## Set exercise
Starting with the first line below, extract each line through the one that contains "import seaborn as sns", inclusive, excluding pictures.

-- Begin --

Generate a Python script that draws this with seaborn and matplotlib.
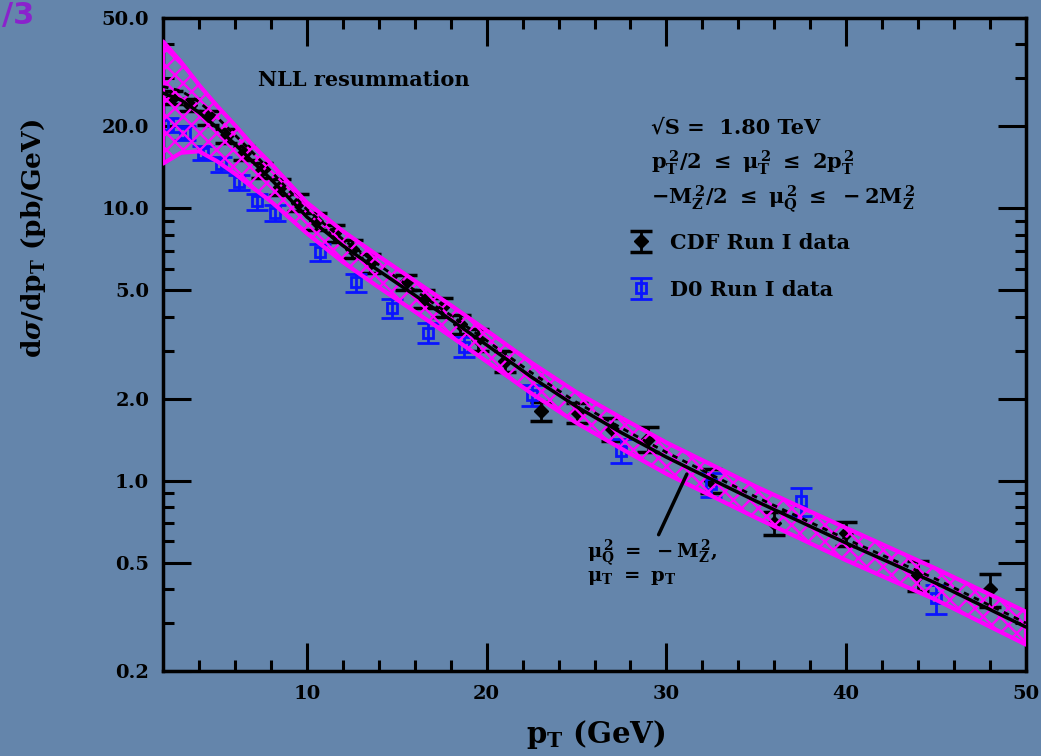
import numpy as np
import pandas as pd
import matplotlib
matplotlib.use("Agg")
import matplotlib.pyplot as plt
from matplotlib.ticker import FixedLocator, NullFormatter
import seaborn as sns

# theory curve (NLL resummation) and its scale band
pt_grid = [2, 3, 4, 5, 6, 7, 8, 10, 12, 14, 16, 18, 20, 22.5, 25, 27.5, 30, 35, 40, 45, 50]
nll_central = [26.5, 25.0, 22.5, 19.8, 17.2, 14.8, 12.8, 9.3, 7.3, 5.9, 4.8, 3.9, 3.15, 2.4, 1.87, 1.5, 1.22, 0.84, 0.59, 0.42, 0.29]
nll_alt = [28.0, 27.0, 24.6, 21.6, 18.6, 16.0, 13.7, 9.9, 7.7, 6.2, 5.0, 4.05, 3.27, 2.49, 1.94, 1.56, 1.27, 0.87, 0.61, 0.435, 0.30]
band_hi = [41.0, 34.5, 28.4, 23.8, 20.2, 17.0, 14.6, 10.5, 8.25, 6.67, 5.42, 4.41, 3.56, 2.71, 2.11, 1.70, 1.38, 0.95, 0.67, 0.475, 0.33]
band_lo = [14.6, 16.0, 16.2, 14.9, 13.4, 11.9, 10.6, 8.1, 6.35, 5.13, 4.18, 3.39, 2.74, 2.09, 1.63, 1.31, 1.06, 0.73, 0.51, 0.365, 0.25]

# CDF Run I data
cdf_pt = [2.5, 3.5, 4.5, 5.5, 6.5, 7.5, 8.5, 9.5, 10.5, 11.5, 12.5, 13.5, 15.5, 16.5, 17.5, 18.5, 19.5, 21, 23, 25, 27, 29, 32.5, 36, 40, 44, 48]
cdf_xs = [25.5, 24.0, 21.5, 18.5, 16.0, 13.8, 12.0, 10.5, 9.0, 8.1, 7.1, 6.3, 5.35, 4.65, 4.35, 3.75, 3.3, 2.75, 1.8, 1.78, 1.55, 1.42, 1.0, 0.70, 0.64, 0.45, 0.40]
cdf_err = [1.4, 1.3, 1.2, 1.1, 1.0, 0.9, 0.85, 0.75, 0.65, 0.6, 0.55, 0.5, 0.35, 0.35, 0.35, 0.3, 0.3, 0.25, 0.15, 0.15, 0.15, 0.15, 0.1, 0.07, 0.065, 0.055, 0.055]

# D0 Run I data
d0_pt = [2.25, 3.25, 4.25, 5.25, 6.25, 7.25, 8.25, 10.75, 12.75, 14.75, 16.75, 18.75, 22.5, 27.5, 32.5, 37.5, 45]
d0_xs = [20.2, 18.9, 16.0, 14.5, 12.5, 10.6, 9.6, 6.9, 5.35, 4.3, 3.5, 3.1, 2.06, 1.29, 0.97, 0.84, 0.37]
d0_err = [1.2, 1.1, 1.0, 0.9, 0.8, 0.7, 0.65, 0.5, 0.4, 0.33, 0.3, 0.26, 0.18, 0.13, 0.1, 0.1, 0.045]

y_ticks = [0.2, 0.5, 1, 2, 5, 10, 20, 50]
y_ticklabels = ["0.2", "0.5", "1.0", "2.0", "5.0", "10.0", "20.0", "50.0"]
x_ticks = [10, 20, 30, 40, 50]

theory = pd.DataFrame({"pt": pt_grid, "central": nll_central, "alt": nll_alt,
                       "lo": band_lo, "hi": band_hi})

bg = "#6485ab"
sns.set_style("ticks")
plt.rcParams["font.family"] = ["DejaVu Serif", "DejaVu Sans"]
plt.rcParams["font.weight"] = "bold"
plt.rcParams["text.color"] = "black"
plt.rcParams["xtick.color"] = "black"
plt.rcParams["ytick.color"] = "black"
plt.rcParams["xtick.labelcolor"] = "black"
plt.rcParams["ytick.labelcolor"] = "black"
plt.rcParams["mathtext.fontset"] = "custom"
plt.rcParams["mathtext.rm"] = "DejaVu Serif:bold"
plt.rcParams["mathtext.it"] = "DejaVu Serif:bold:italic"
plt.rcParams["mathtext.bf"] = "DejaVu Serif:bold"
plt.rcParams["hatch.linewidth"] = 1.7

fig = plt.figure(figsize=(10.41, 7.56), dpi=100, facecolor=bg)
ax = fig.add_axes([0.1566, 0.1124, 0.829, 0.8638])
ax.set_facecolor(bg)

# data points
ax.errorbar(cdf_pt, cdf_xs, yerr=cdf_err, fmt="D", color="black", ms=7,
            capsize=8, capthick=2.5, elinewidth=2, zorder=2, label="CDF Run I data")
ax.errorbar(d0_pt, d0_xs, yerr=d0_err, fmt="s", color="#0a14ff", mfc="none", mew=2,
            ms=7, capsize=8, capthick=2.5, elinewidth=2, zorder=2, label="D0 Run I data")

# scale band
ax.fill_between(theory["pt"], theory["lo"], theory["hi"], facecolor="none",
                edgecolor="#ff00ff", hatch="xx", linewidth=3, zorder=3)
sns.lineplot(data=theory, x="pt", y="alt", ax=ax, color="black", lw=2,
             linestyle=(0, (2, 2)), zorder=4)
sns.lineplot(data=theory, x="pt", y="central", ax=ax, color="black", lw=2.5, zorder=5)

ax.set_yscale("log")
ax.set_xlim(2, 50)
ax.set_ylim(0.2, 50)
ax.yaxis.set_major_locator(FixedLocator(y_ticks))
ax.set_yticklabels(y_ticklabels)
minor_y = [v * d for d in (0.1, 1, 10) for v in (3, 4, 6, 7, 8, 9)]
ax.yaxis.set_minor_locator(FixedLocator([v for v in minor_y if 0.2 < v < 50]))
ax.yaxis.set_minor_formatter(NullFormatter())
ax.xaxis.set_major_locator(FixedLocator(x_ticks))
ax.xaxis.set_minor_locator(FixedLocator([v for v in range(4, 50, 2) if v % 10]))
ax.tick_params(which="both", direction="in", top=True, right=True, width=2.2,
               labelsize=14, color="black", labelcolor="black", pad=10)
ax.tick_params(which="major", length=20)
ax.tick_params(which="minor", length=8)
for lab in ax.get_xticklabels() + ax.get_yticklabels():
    lab.set_fontweight("bold")
for s in ax.spines.values():
    s.set_linewidth(2.5)
    s.set_color("black")
ax.set_xlabel("")
ax.set_ylabel("")

fig.text(0.032, 0.685, r"d$\sigma$/dp$_\mathrm{T}$ (pb/GeV)", rotation=90,
         ha="center", va="center", fontsize=19, fontweight="bold")
fig.text(0.572, 0.028, r"p$_\mathrm{T}$ (GeV)", ha="center", va="center",
         fontsize=21, fontweight="bold")
fig.text(0.002, 0.999, "/3", ha="left", va="top", fontsize=22, color="#8a22cc",
         family="DejaVu Sans")

ax.text(0.11, 0.905, "NLL resummation", transform=ax.transAxes, fontsize=15,
        fontweight="bold", va="center")
ax.text(0.565, 0.832, "√S =  1.80 TeV", transform=ax.transAxes, fontsize=15,
        fontweight="bold", va="center")
ax.text(0.565, 0.778, r"$\mathrm{p_T^{\,2}/2\ \leq\ \mu_T^{\,2}\ \leq\ 2p_T^{\,2}}$",
        transform=ax.transAxes, fontsize=15, va="center")
ax.text(0.565, 0.722, r"$\mathrm{-M_Z^{\,2}/2\ \leq\ \mu_Q^{\,2}\ \leq\ -2M_Z^{\,2}}$",
        transform=ax.transAxes, fontsize=15, va="center")
leg = ax.legend(loc="upper left", bbox_to_anchor=(0.52, 0.70), frameon=False,
                fontsize=15, labelspacing=1.3, handlelength=1.0, handletextpad=0.9)
for t in leg.get_texts():
    t.set_color("black")

ax.annotate("", xy=(31.2, 1.08), xytext=(29.5, 0.62),
            arrowprops=dict(arrowstyle="-", color="black", lw=2.5))
ax.text(25.6, 0.54, r"$\mathrm{\mu_Q^{\,2}\ =\ -M_Z^{\,2},}$", fontsize=14, va="center")
ax.text(25.6, 0.44, r"$\mathrm{\mu_T\ =\ p_T}$", fontsize=14, va="center")

fig.savefig("out.png", dpi=100, facecolor=bg)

-- End --

## Task output
Generate a Python script that draws this with seaborn and matplotlib.
import numpy as np
import pandas as pd
import matplotlib
matplotlib.use("Agg")
import matplotlib.pyplot as plt
from matplotlib.ticker import FixedLocator, NullFormatter
import seaborn as sns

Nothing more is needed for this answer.